Isn’t it still progress to focus at least on (just) Black directors, among all under-represented directors of color? That depends on the goal. It’s not that it’s not good enough to advance only black antiracism, it’s that that’s not antiracism. Antiracism doesn’t pick and choose among racial groups, assigning importance to some and not to others. That’s just racism v2.0. The true opposite of antiracism isn’t racism: it’s inhumanity. An inhumanity in which racial identity is all that defines us; in which anything outside of the “either/or” paradigm of “White or Black” is intolerable to acknowledge; in which, therefore, the complex intersectionalities of White and Black identities can certainly not be acknowledged. So keeping racial DEI “black and white” literally and figuratively isn’t just unjust for all of us who are neither Black nor White (or Black and also White): it’s unjust for folks who are White or Black, who are still contained by racism’s essentialist view of them.
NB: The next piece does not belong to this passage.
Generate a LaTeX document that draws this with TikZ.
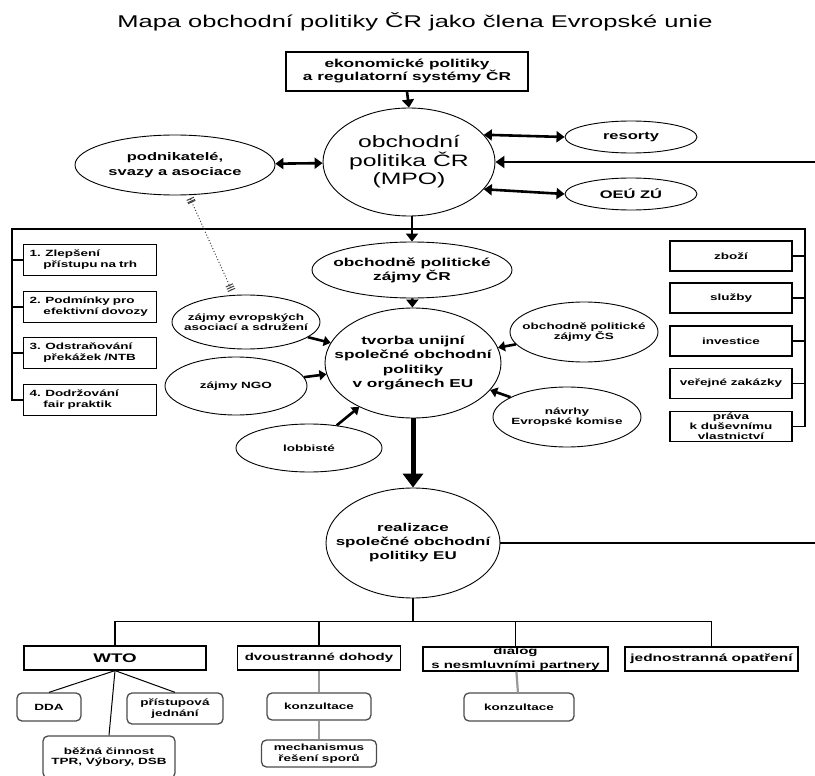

Does it hurt ethnoracial equity and inclusion to focus only on Black directors, among all directors of color? Yes. Yet, any “success” in racial DEI that abides the minoritization of a group on the basis of their identity is just shifting optics within a racist framework. Minimizing Asian, Latina/o/x and Hispanic, Middle Eastern, Native American “and other” under-represented ethnoracial groups as “other” is still playing by racism’s rules. [This is analogous to how, in acknowledging the gender spectrum of identity, some communities have just swapped one binary for another: cisgender-transgender, instead of female-male binary. Even though both gender systems continue to have real social and mortal impacts on our lives. And notwithstanding that the spectrum is not a binary.
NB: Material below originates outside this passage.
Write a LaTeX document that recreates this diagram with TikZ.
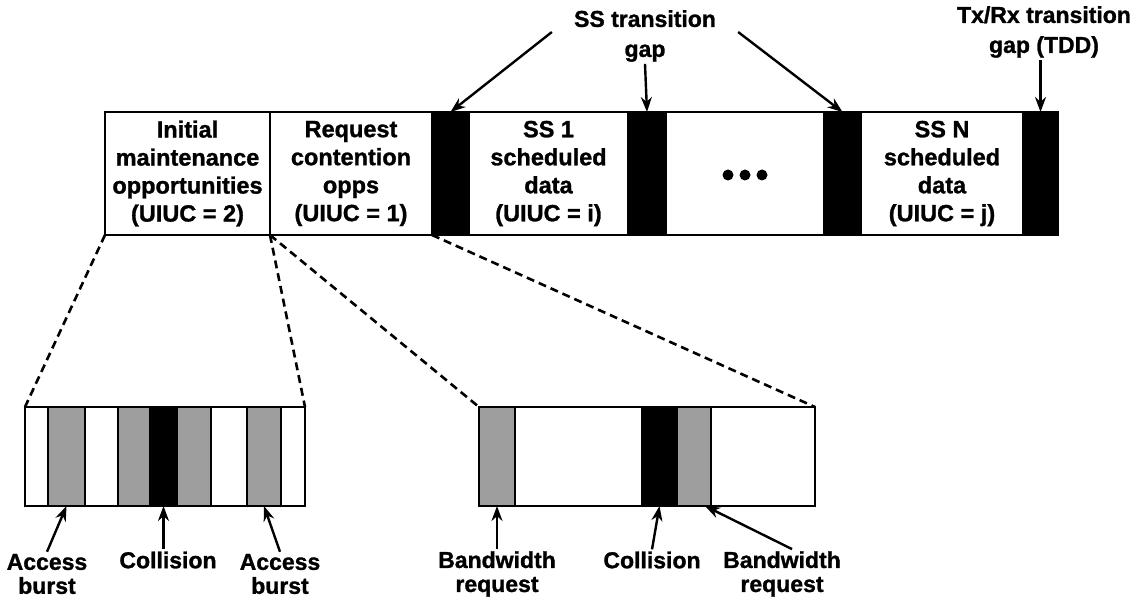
\documentclass[tikz,border=0pt]{standalone}
\usepackage{fontspec}
\setmainfont{Liberation Sans}[BoldFeatures={FakeBold=1.2}]
\usetikzlibrary{arrows.meta}

\begin{document}
\begin{tikzpicture}[x=1pt,y=-1pt,auto,
        slot node/.style={rectangle,draw,line width=2.2pt,minimum height=123pt,inner sep=0pt,outer sep=0pt,
          fill=white,align=center,font=\fontsize{23.5}{28}\selectfont\bfseries},
        gap node/.style={slot node,fill=black},
        frame node/.style={rectangle,draw,line width=2.2pt,minimum height=99pt,inner sep=0pt,outer sep=0pt,fill=white},
        burst node/.style={frame node,line width=1.8pt,fill=black!38},
        hit node/.style={frame node,line width=1.8pt,fill=black},
        note node/.style={align=center,inner sep=2pt,font=\fontsize{23}{30}\selectfont\bfseries},
        tag node/.style={align=center,inner sep=2pt,font=\fontsize{23}{24}\selectfont\bfseries},
        zoom edge/.style={draw=black,line width=2.6pt,dash pattern=on 8pt off 5pt},
        pointer/.style={draw=black,line width=2.4pt,-{Stealth[length=15pt,width=11pt]}}
      ]
      \useasboundingbox (0,0) rectangle (1134,604);

      % uplink subframe
      \node[slot node,minimum width=165pt] (init) at (187.5,173.5) {Initial\\maintenance\\opportunities\\(UIUC = 2)};
      \node[slot node,minimum width=162pt] (req)  at (351,173.5)   {Request\\contention\\opps\\(UIUC = 1)};
      \node[gap node,minimum width=37pt]   (gapA) at (450.5,173.5) {};
      \node[slot node,minimum width=159pt] (ss1)  at (548.5,173.5) {SS 1\\scheduled\\data\\(UIUC = i)};
      \node[gap node,minimum width=38pt]   (gapB) at (647,173.5)   {};
      \node[slot node,minimum width=158pt] (more) at (745,173.5)   {};
      \node[gap node,minimum width=37pt]   (gapC) at (842.5,173.5) {};
      \node[slot node,minimum width=162pt] (ssN)  at (942,173.5)   {SS N\\scheduled\\data\\(UIUC = j)};
      \node[gap node,minimum width=35pt]   (gapD) at (1040.5,173.5) {};
      \foreach \dx in {-17,0,17}
        \fill ([xshift=\dx pt,yshift=-1.5pt]more.center) circle (5.5pt);

      % zoomed contention slots
      \node[frame node,minimum width=280pt] (lbox) at (165,456.5) {};
      \node[burst node,minimum width=37pt] (g1) at (66.5,456.5) {};
      \node[burst node,minimum width=32pt] (g2) at (134,456.5)  {};
      \node[hit node,minimum width=27pt]   (k1) at (163.5,456.5) {};
      \node[burst node,minimum width=34pt] (g3) at (194,456.5)  {};
      \node[burst node,minimum width=34pt] (g4) at (264,456.5)  {};

      \node[frame node,minimum width=336pt] (rbox) at (647,456.5) {};
      \node[burst node,minimum width=36pt] (bg1) at (497,456.5)  {};
      \node[hit node,minimum width=35pt]   (k2)  at (659.5,456.5) {};
      \node[burst node,minimum width=34pt] (bg2) at (694,456.5)  {};

      \path[zoom edge]
        (init.south west) edge (lbox.north west)
        (init.south east) edge (lbox.north east)
        (req.south west)  edge (rbox.north west)
        (req.south east)  edge (rbox.north east);

      % labels
      \node[note node] (ssgap) at (645,36)  {SS transition\\gap};
      \node[note node] (txgap) at (1044,32) {Tx/Rx transition\\gap (TDD)};
      \node[tag node] (acc1) at (47,574)  {Access\\burst};
      \node[tag node] (col1) at (168,560) {Collision};
      \node[tag node] (acc2) at (280,574) {Access\\burst};
      \node[tag node] (bw1)  at (497,574) {Bandwidth\\request};
      \node[tag node] (col2) at (652,560) {Collision};
      \node[tag node] (bw2)  at (782,574) {Bandwidth\\request};

      \draw[pointer] ([xshift=-20pt,yshift=4pt]ssgap.west) -- (gapA.north);
      \draw[pointer] (ssgap.south) -- (gapB.north);
      \draw[pointer] ([xshift=20pt,yshift=4pt]ssgap.east) -- (gapC.north);
      \draw[pointer] (txgap.south -| gapD.north) -- (gapD.north);
      \draw[pointer] (acc1.north) -- (g1.south);
      \draw[pointer] (k1.south |- col1.north) -- (k1.south);
      \draw[pointer] (acc2.north) -- (g4.south);
      \draw[pointer] (bw1.north) -- (bg1.south);
      \draw[pointer] (col2.north) -- (k2.south);
      \draw[pointer] ([xshift=10pt]bw2.north) -- ([xshift=-6pt]bg2.south east);
\end{tikzpicture}
\end{document}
I’m grateful for the work of the Diversity Disclosure Initiative. I appreciate their focus and the accuracy of their initiative’s focus and scope. Even though diversity without equity and inclusion is consequentially unsustainable and unjust, at least the DDI isn’t claiming to be about more than what they are.
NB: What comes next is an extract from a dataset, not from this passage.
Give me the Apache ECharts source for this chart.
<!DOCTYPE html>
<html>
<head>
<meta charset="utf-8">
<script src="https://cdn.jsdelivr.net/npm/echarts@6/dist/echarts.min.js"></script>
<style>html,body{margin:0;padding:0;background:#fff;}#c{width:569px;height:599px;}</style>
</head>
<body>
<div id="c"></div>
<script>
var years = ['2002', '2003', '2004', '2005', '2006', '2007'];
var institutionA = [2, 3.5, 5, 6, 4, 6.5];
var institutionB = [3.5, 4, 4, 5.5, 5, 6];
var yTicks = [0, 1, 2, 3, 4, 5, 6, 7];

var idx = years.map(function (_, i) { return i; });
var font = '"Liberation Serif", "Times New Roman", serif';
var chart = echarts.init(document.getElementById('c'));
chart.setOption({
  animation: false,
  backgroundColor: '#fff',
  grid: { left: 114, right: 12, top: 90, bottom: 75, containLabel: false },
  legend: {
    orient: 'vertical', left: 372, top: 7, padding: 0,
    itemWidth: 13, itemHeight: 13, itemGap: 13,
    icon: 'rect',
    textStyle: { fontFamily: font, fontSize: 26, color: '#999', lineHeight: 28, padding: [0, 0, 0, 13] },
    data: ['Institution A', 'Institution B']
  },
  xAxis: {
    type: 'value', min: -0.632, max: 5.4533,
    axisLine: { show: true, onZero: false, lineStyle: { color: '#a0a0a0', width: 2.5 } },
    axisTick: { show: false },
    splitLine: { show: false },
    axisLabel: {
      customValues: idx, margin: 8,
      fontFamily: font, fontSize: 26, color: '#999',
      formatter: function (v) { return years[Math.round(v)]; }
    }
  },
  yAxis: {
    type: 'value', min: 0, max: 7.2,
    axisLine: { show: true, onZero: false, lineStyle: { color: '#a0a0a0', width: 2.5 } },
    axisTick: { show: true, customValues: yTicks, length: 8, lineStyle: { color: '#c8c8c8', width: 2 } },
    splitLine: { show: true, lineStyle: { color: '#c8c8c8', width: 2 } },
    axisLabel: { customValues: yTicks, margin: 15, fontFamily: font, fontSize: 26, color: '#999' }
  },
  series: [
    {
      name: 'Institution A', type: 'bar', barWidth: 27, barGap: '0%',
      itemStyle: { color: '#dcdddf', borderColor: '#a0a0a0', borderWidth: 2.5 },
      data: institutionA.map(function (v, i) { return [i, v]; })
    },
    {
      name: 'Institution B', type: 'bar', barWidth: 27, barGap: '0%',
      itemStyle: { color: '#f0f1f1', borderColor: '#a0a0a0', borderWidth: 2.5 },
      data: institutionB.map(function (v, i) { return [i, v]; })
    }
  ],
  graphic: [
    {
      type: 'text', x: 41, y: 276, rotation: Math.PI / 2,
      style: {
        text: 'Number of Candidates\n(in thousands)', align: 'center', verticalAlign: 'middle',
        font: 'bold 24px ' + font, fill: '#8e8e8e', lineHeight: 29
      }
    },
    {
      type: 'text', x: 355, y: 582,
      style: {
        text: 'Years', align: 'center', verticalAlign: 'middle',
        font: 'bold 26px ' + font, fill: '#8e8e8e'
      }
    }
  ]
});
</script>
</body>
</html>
Bloomberg could take a lesson from them. Their headline reads: “Investors Overseeing $3 Trillion Push for Board Racial Diversity.” What they owe the DDI, the directors and their reading public is an accurate headline: “Investors Overseeing $3 Trillion Push for Board Black Racial Diversity.”
We need priorities, yes. And intentionality, clarity and accuracy in naming them. That is, if we actually intend progress. As long as “antiracism” and “people of color” (and even “BIPOC”) are used as if they’re intended comprehensively, but really only mean Black antiracism and Black people, we will continue to throw hurdles in the way of our own striding toward racial justice.